Nunja, sie Sky Kommentatoren waren überrascht, als sie die Meinung von Christian Horner (den sie nebenbei interviewten) hörten, welcher eher erwägte, ob Bottas eine Strafe bekommt. Ist aber auch nicht abwägig, da es nicht so aussah, als hätte Bottas wirklich rechtzeitig gebremst.
Am Ende ist es - meiner Ansicht nach - ein "Rennunfall". Es ist nunmal was anderes wenn er überholende das Hinterrad erwischt als wenn einer der überholt wird das Hinterrad erwischt.

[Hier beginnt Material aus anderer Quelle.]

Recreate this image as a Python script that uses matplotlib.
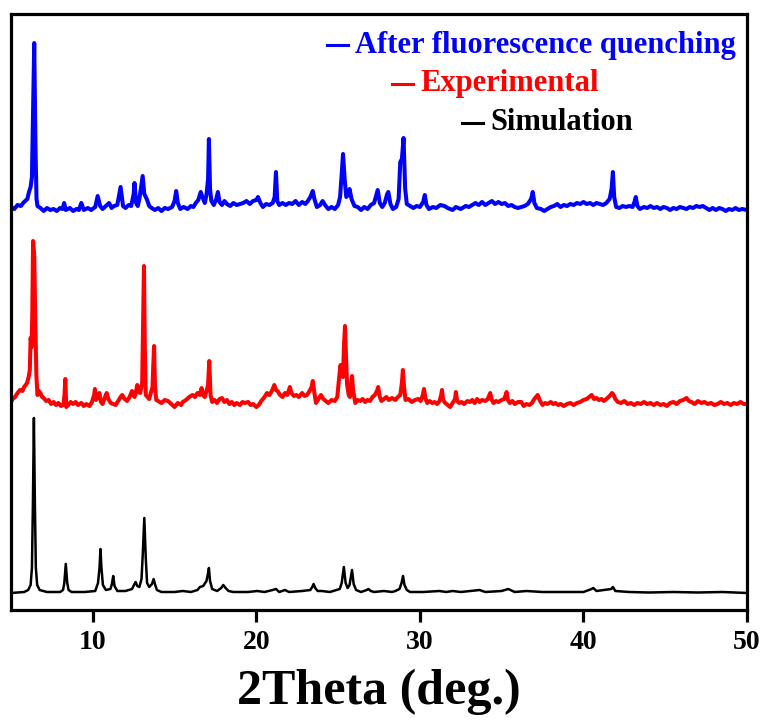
import matplotlib
matplotlib.use("Agg")
import matplotlib.pyplot as plt
from matplotlib.lines import Line2D

# ---------------- data ----------------
# (2Theta in deg, relative intensity in a.u.)
blue_pts = [
    (5.0, 2), (5.2, 0), (5.4, 4), (5.6, 3), (5.8, 7), (6.0, 10), (6.1, 17), (6.2, 22), (6.28, 32),
    (6.35, 100), (6.42, 166), (6.5, 60), (6.56, 10), (6.62, 3), (6.8, 1), (7.0, -2), (7.2, 1),
    (7.4, -1), (7.6, 0), (7.8, -2), (8.0, 1), (8.15, 0), (8.25, 6), (8.35, -1), (8.6, 1), (8.8, -2),
    (9.0, 0), (9.15, -1), (9.3, 6), (9.45, -1), (9.7, 1), (9.9, -1), (10.15, 2), (10.3, 13),
    (10.45, 3), (10.6, 0), (10.8, 3), (11.0, 6), (11.15, 1), (11.3, 3), (11.5, 4), (11.7, 22),
    (11.85, 3), (12.0, 1), (12.2, 4), (12.35, 3), (12.5, 15), (12.55, 26), (12.65, 6), (12.75, 3),
    (12.85, 10), (12.92, 18), (13.05, 33), (13.15, 15), (13.3, 10), (13.45, 3), (13.6, 1),
    (13.8, -1), (14.0, 1), (14.2, -2), (14.4, 1), (14.6, 0), (14.85, 2), (15.0, 8), (15.1, 18),
    (15.2, 6), (15.35, 0), (15.55, 2), (15.8, 0), (16.0, 3), (16.15, 2), (16.3, 6), (16.45, 9),
    (16.6, 17), (16.75, 10), (16.85, 6), (16.95, 14), (17.05, 30), (17.1, 70), (17.17, 20),
    (17.25, 8), (17.4, 4), (17.55, 10), (17.65, 17), (17.75, 7), (17.9, 4), (18.05, 8), (18.2, 5),
    (18.4, 3), (18.6, 6), (18.8, 4), (19.0, 5), (19.2, 6), (19.4, 8), (19.6, 5), (19.8, 8),
    (20.0, 9), (20.1, 12), (20.25, 6), (20.4, 2), (20.6, 5), (20.8, 4), (21.0, 6), (21.12, 12),
    (21.2, 37), (21.28, 8), (21.4, 4), (21.6, 6), (21.8, 4), (22.0, 6), (22.2, 5), (22.4, 8),
    (22.6, 4), (22.8, 7), (23.0, 5), (23.15, 8), (23.3, 12), (23.45, 18), (23.55, 10), (23.7, 2),
    (23.9, 4), (24.05, 8), (24.2, 4), (24.4, 0), (24.6, 2), (24.8, 0), (25.0, 4), (25.12, 12),
    (25.22, 35), (25.3, 55), (25.4, 30), (25.5, 12), (25.6, 14), (25.7, 20), (25.82, 10),
    (26.0, 3), (26.2, 2), (26.4, -1), (26.6, 2), (26.8, 0), (27.0, 4), (27.2, 6), (27.35, 15),
    (27.42, 19), (27.55, 6), (27.7, 2), (27.85, 6), (28.0, 15), (28.07, 17), (28.2, 5), (28.35, 0),
    (28.55, 2), (28.7, 10), (28.8, 47), (28.9, 50), (29.0, 71), (29.1, 20), (29.2, 5), (29.4, 3),
    (29.6, 1), (29.8, 3), (30.0, 2), (30.2, 7), (30.3, 14), (30.4, 4), (30.55, 0), (30.8, 2),
    (31.0, 1), (31.25, 4), (31.5, 3), (31.7, 1), (32.0, -1), (32.2, 2), (32.5, 0), (32.8, 3),
    (33.0, 2), (33.2, 4), (33.4, 6), (33.6, 4), (33.8, 7), (34.0, 4), (34.2, 6), (34.4, 8),
    (34.6, 5), (34.8, 7), (35.0, 5), (35.2, 6), (35.4, 3), (35.6, 4), (35.8, 2), (36.0, 1),
    (36.2, 2), (36.4, 3), (36.6, 5), (36.8, 10), (36.9, 17), (37.0, 6), (37.15, 1), (37.4, 0),
    (37.6, -2), (37.8, 0), (38.0, 2), (38.2, 3), (38.4, 5), (38.6, 2), (38.8, 4), (39.0, 3),
    (39.2, 5), (39.4, 4), (39.6, 6), (39.8, 5), (40.0, 7), (40.2, 5), (40.4, 6), (40.6, 4),
    (40.8, 6), (41.0, 5), (41.2, 4), (41.4, 6), (41.6, 10), (41.72, 20), (41.8, 37), (41.88, 12),
    (42.0, 2), (42.2, 1), (42.4, 3), (42.6, 2), (42.8, 3), (43.0, 2), (43.12, 7), (43.2, 12),
    (43.3, 3), (43.45, 0), (43.7, 2), (43.9, 1), (44.1, 3), (44.3, 1), (44.5, 2), (44.7, 0),
    (44.9, 2), (45.1, 1), (45.3, -1), (45.5, 1), (45.7, 0), (45.9, 2), (46.1, 1), (46.3, 0),
    (46.5, 2), (46.7, 1), (46.9, 3), (47.1, 2), (47.3, 3), (47.5, 1), (47.7, -1), (47.9, 1),
    (48.1, -1), (48.3, 1), (48.5, 0), (48.7, -2), (48.9, 0), (49.1, -1), (49.3, 1), (49.5, -1),
    (49.7, 0), (50.0, -1)]

red_pts = [
    (5.0, 3), (5.1, 6), (5.25, 8), (5.4, 12), (5.55, 15), (5.7, 14), (5.8, 18), (5.9, 20),
    (5.98, 22), (6.08, 28), (6.15, 35), (6.2, 67), (6.26, 58), (6.3, 90), (6.35, 164), (6.42, 150),
    (6.48, 90), (6.55, 30), (6.62, 10), (6.7, 14), (6.8, 12), (6.9, 8), (7.0, 7), (7.15, 4),
    (7.3, 5), (7.45, 1), (7.6, 3), (7.75, 0), (7.9, 2), (8.05, -1), (8.2, 0), (8.27, 10),
    (8.32, 26), (8.38, -2), (8.5, 0), (8.65, 3), (8.8, 1), (8.95, 3), (9.1, 0), (9.3, 2),
    (9.45, -1), (9.6, 1), (9.8, -1), (9.95, 3), (10.08, 10), (10.13, 16), (10.2, 5), (10.3, 8),
    (10.4, 12), (10.5, 3), (10.6, 1), (10.75, 8), (10.85, 12), (10.95, 6), (11.1, 2), (11.25, 1),
    (11.4, 0), (11.55, 4), (11.7, 8), (11.8, 10), (11.95, 6), (12.1, 4), (12.25, 8), (12.4, 14),
    (12.55, 8), (12.65, 14), (12.72, 20), (12.8, 13), (12.9, 12), (13.02, 22), (13.08, 90),
    (13.13, 139), (13.18, 60), (13.24, 10), (13.35, 8), (13.45, 6), (13.55, 12), (13.65, 18),
    (13.7, 40), (13.75, 59), (13.8, 20), (13.88, 5), (14.0, 4), (14.2, 2), (14.4, 5), (14.6, 4),
    (14.8, 1), (15.0, -2), (15.2, 2), (15.4, 0), (15.5, 3), (15.7, 5), (15.9, 8), (16.1, 10),
    (16.25, 8), (16.4, 12), (16.55, 10), (16.65, 17), (16.75, 10), (16.85, 8), (16.95, 14),
    (17.05, 20), (17.12, 44), (17.2, 10), (17.3, 3), (17.45, 5), (17.6, 2), (17.75, 6), (17.9, 7),
    (18.05, 3), (18.2, 5), (18.35, 1), (18.5, 3), (18.65, 0), (18.8, 2), (19.0, 0), (19.15, 3),
    (19.3, 2), (19.5, 3), (19.65, 0), (19.8, 1), (20.0, -2), (20.15, 0), (20.3, 4), (20.5, 8),
    (20.65, 12), (20.8, 10), (20.95, 14), (21.1, 20), (21.2, 15), (21.3, 14), (21.45, 10),
    (21.6, 8), (21.75, 12), (21.9, 10), (22.05, 18), (22.15, 12), (22.3, 9), (22.45, 10),
    (22.6, 8), (22.8, 12), (22.95, 9), (23.1, 10), (23.25, 14), (23.38, 18), (23.45, 24),
    (23.55, 12), (23.65, 2), (23.8, 6), (23.95, 10), (24.1, 6), (24.25, 4), (24.4, 2), (24.6, 5),
    (24.8, 4), (24.95, 8), (25.08, 30), (25.15, 40), (25.22, 30), (25.3, 28), (25.36, 60),
    (25.42, 79), (25.48, 50), (25.55, 20), (25.65, 10), (25.72, 8), (25.8, 22), (25.85, 29),
    (25.92, 14), (26.05, 2), (26.2, 5), (26.35, 4), (26.5, 6), (26.65, 3), (26.8, 5), (26.95, 4),
    (27.1, 8), (27.25, 10), (27.4, 15), (27.45, 18), (27.55, 8), (27.65, 4), (27.8, 6), (27.95, 8),
    (28.1, 5), (28.3, 7), (28.5, 5), (28.65, 8), (28.8, 10), (28.9, 22), (28.96, 35), (29.03, 18),
    (29.12, 5), (29.3, 6), (29.5, 3), (29.7, 5), (29.9, 6), (30.05, 4), (30.18, 10), (30.25, 16),
    (30.35, 6), (30.45, 2), (30.6, 4), (30.75, 2), (30.9, 3), (31.05, 1), (31.2, 4), (31.3, 10),
    (31.35, 15), (31.42, 5), (31.55, 2), (31.7, 0), (31.85, -2), (32.0, 2), (32.15, 6), (32.2, 13),
    (32.28, 4), (32.4, 2), (32.55, 3), (32.7, 1), (32.9, 4), (33.05, 3), (33.2, 5), (33.35, 2),
    (33.5, 6), (33.65, 3), (33.8, 5), (34.0, 4), (34.15, 6), (34.3, 12), (34.4, 5), (34.5, 2),
    (34.65, 4), (34.8, 3), (35.0, 5), (35.15, 6), (35.25, 10), (35.3, 13), (35.38, 5), (35.5, 2),
    (35.65, 4), (35.8, 1), (36.0, 3), (36.2, 3), (36.35, -1), (36.5, 1), (36.7, 0), (36.85, 2),
    (37.0, 6), (37.2, 10), (37.35, 4), (37.5, 0), (37.65, 2), (37.8, 1), (38.0, 3), (38.15, 1),
    (38.3, 2), (38.45, 0), (38.6, 1), (38.8, -1), (39.0, 1), (39.2, 2), (39.4, 0), (39.6, 2),
    (39.8, 3), (40.0, 5), (40.2, 6), (40.35, 8), (40.5, 10), (40.65, 6), (40.8, 7), (40.95, 5),
    (41.1, 6), (41.25, 4), (41.4, 6), (41.6, 9), (41.75, 12), (41.85, 10), (41.95, 6), (42.1, 3),
    (42.3, 2), (42.5, 4), (42.7, 1), (42.9, 2), (43.1, 0), (43.3, 2), (43.5, 1), (43.7, 3),
    (43.9, 1), (44.1, 2), (44.3, 0), (44.5, 2), (44.7, 0), (44.9, 1), (45.1, -1), (45.3, 2),
    (45.5, 3), (45.7, 1), (45.9, 4), (46.1, 5), (46.3, 7), (46.45, 4), (46.6, 3), (46.8, 1),
    (47.0, 4), (47.2, 2), (47.4, 3), (47.6, 1), (47.8, 2), (48.0, 0), (48.2, 1), (48.4, 3),
    (48.6, 1), (48.8, 2), (49.0, 0), (49.2, 2), (49.4, 1), (49.6, 3), (49.8, 1), (50.0, 1)]

black_pts = [
    (5.0, 0), (5.8, 1), (6.05, 3), (6.2, 8), (6.28, 25), (6.34, 90), (6.4, 175), (6.46, 90),
    (6.52, 25), (6.6, 8), (6.75, 3), (7.2, 1), (8.0, 1), (8.18, 3), (8.26, 10), (8.35, 29),
    (8.44, 10), (8.52, 3), (8.7, 1), (9.5, 1), (10.15, 2), (10.32, 10), (10.41, 25), (10.47, 44),
    (10.53, 25), (10.62, 8), (10.8, 3), (11.08, 4), (11.17, 9), (11.25, 17), (11.33, 7), (11.5, 2),
    (12.0, 2), (12.4, 4), (12.55, 9), (12.62, 11), (12.72, 7), (12.85, 6), (12.98, 14),
    (13.06, 40), (13.15, 75), (13.24, 35), (13.32, 10), (13.45, 6), (13.62, 9), (13.72, 14),
    (13.8, 9), (13.92, 3), (14.2, 1), (15.0, 1), (15.5, 2), (16.0, 1), (16.4, 3), (16.55, 6),
    (16.75, 7), (16.95, 12), (17.05, 20), (17.1, 25), (17.17, 12), (17.3, 4), (17.6, 2),
    (17.85, 5), (17.98, 8), (18.12, 5), (18.3, 2), (18.6, 1), (19.5, 1), (20.05, 2), (20.5, 1),
    (21.0, 3), (21.2, 4), (21.4, 1), (21.75, 3), (22.0, 1), (22.8, 2), (23.3, 3), (23.42, 6),
    (23.5, 9), (23.6, 5), (23.75, 2), (24.0, 2), (24.5, 1), (25.1, 4), (25.22, 10), (25.35, 26),
    (25.46, 10), (25.58, 5), (25.7, 8), (25.85, 23), (25.95, 9), (26.1, 3), (26.4, 1), (26.75, 3),
    (26.85, 4), (27.0, 2), (27.2, 1), (27.8, 2), (28.3, 1), (28.5, 2), (28.75, 4), (28.88, 10),
    (28.97, 17), (29.06, 8), (29.2, 3), (29.4, 1), (30.2, 1), (31.2, 2), (31.6, 1), (32.0, 2),
    (32.5, 1), (33.65, 3), (34.0, 1), (35.0, 2), (35.4, 4), (35.8, 1), (36.5, 2), (37.5, 1),
    (38.5, 1), (40.0, 1), (40.5, 4), (40.6, 5), (40.8, 2), (41.7, 4), (41.8, 6), (41.95, 2),
    (42.8, 1), (44.0, 0.5), (45.5, 1), (47.0, 0.5), (48.5, 1), (50.0, 0)]

blue_x = [p[0] for p in blue_pts]
blue_y = [p[1] for p in blue_pts]
red_x = [p[0] for p in red_pts]
red_y = [p[1] for p in red_pts]
black_x = [p[0] for p in black_pts]
black_y = [p[1] for p in black_pts]

series_names = ["After fluorescence quenching", "Experimental", "Simulation"]
series_colors = ["#0000ff", "#ff0000", "#000000"]
series_offsets = [401, 205, 17]   # vertical stacking offsets
x_ticks = [10, 20, 30, 40, 50]

# ---------------- figure ----------------
W, H = 767, 722
fig = plt.figure(figsize=(W / 100, H / 100), dpi=100)
L, R, T, B = 11, 747, 14, 610
ax = fig.add_axes([L / W, 1 - B / H, (R - L) / W, (B - T) / H])

font = ["Liberation Serif", "DejaVu Serif"]

xs = [blue_x, red_x, black_x]
ys = [blue_y, red_y, black_y]
lws = [2.9, 2.9, 1.8]
for x, y, c, off, lw in zip(xs, ys, series_colors, series_offsets, lws):
    ax.plot(x, [v + off for v in y], color=c, lw=lw, solid_joinstyle="round")

ax.set_xlim(5, 50)
ax.set_ylim(0, B - T)
ax.set_xticks(x_ticks)
ax.set_yticks([])
for s in ax.spines.values():
    s.set_linewidth(2.3)
ax.tick_params(axis="x", direction="out", length=8.5, width=2.3, pad=6,
               labelsize=20)
for lab in ax.get_xticklabels():
    lab.set_fontfamily(font)
    lab.set_fontweight("bold")
ax.set_xlabel("2Theta (deg.)", fontsize=36, fontweight="bold", family=font, labelpad=10)

# legend-like labels
legend_rows = [(327, 45, 355), (392, 84, 420), (462, 123, 490)]
for (lx, ly, tx), name, c in zip(legend_rows, series_names, series_colors):
    fig.add_artist(Line2D([lx / W, (lx + 21) / W], [1 - ly / H, 1 - ly / H],
                          color=c, lw=2.2, transform=fig.transFigure))
    fig.text(tx / W, 1 - ly / H, name, color=c, fontsize=22, fontweight="bold",
             family=font, ha="left", va="center")

fig.savefig("out.png", dpi=100)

Das Interview mit Horner ging dann noch weiter, während Ricciardo sich anschickte Bottas zu kassieren. Horner: "Danni wird versuchen ihn auf der Hauptgeraden zu kriegen ... hoffentlich rutscht er [Bottas] nicht mit Untersteuern in ihn rein." und schwupps ... war es genau so passiert, wie Horner befürchtete. Klar, Bottas hatte miese Reifen und nen demolierten Frontflügel. Trotzdem muss er sich und seinen Bremspunkt halt daran anpassen. Ricciardo hat ihm genug Platz gelassen.
Bemerkenswert anschließend der Fahrerfunk von Mercedes mit Bottas. Kein "Copy James" wie in Hockenheim, sondern ein angefressener Bottas hat kein Interesse daran - entgegen der Mercedes-Anweisung - dem Konkurrenten Ricciardo die Position kampflos zu überlassen. So erlebt man Bottas auch eher selten.
McLaren-Getriebe
Der wievielte Getriebe-Schaden ist das mittlerweile diese Saison? Letztes Jahr sind die schon reihenweise ausgefallen, diesmals hats erneut Vandoorne erwischt, der wirklich gut unterwegs war. Die Honda-Motoren machen diese Saison einen zuverlässigeren Eindruck als in den Vorjahren, aber die McLaren-Getriebe im Toro-Rosso-Heck geben auch immer wieder den Geist auf, scheinbar unabhängig davon an welchem Motor sie hängen. Wer weiß wo Toro Rosso nächste Saison steht, wenn die dann Getriebe vom Mutterteam Red Bull einsetzen.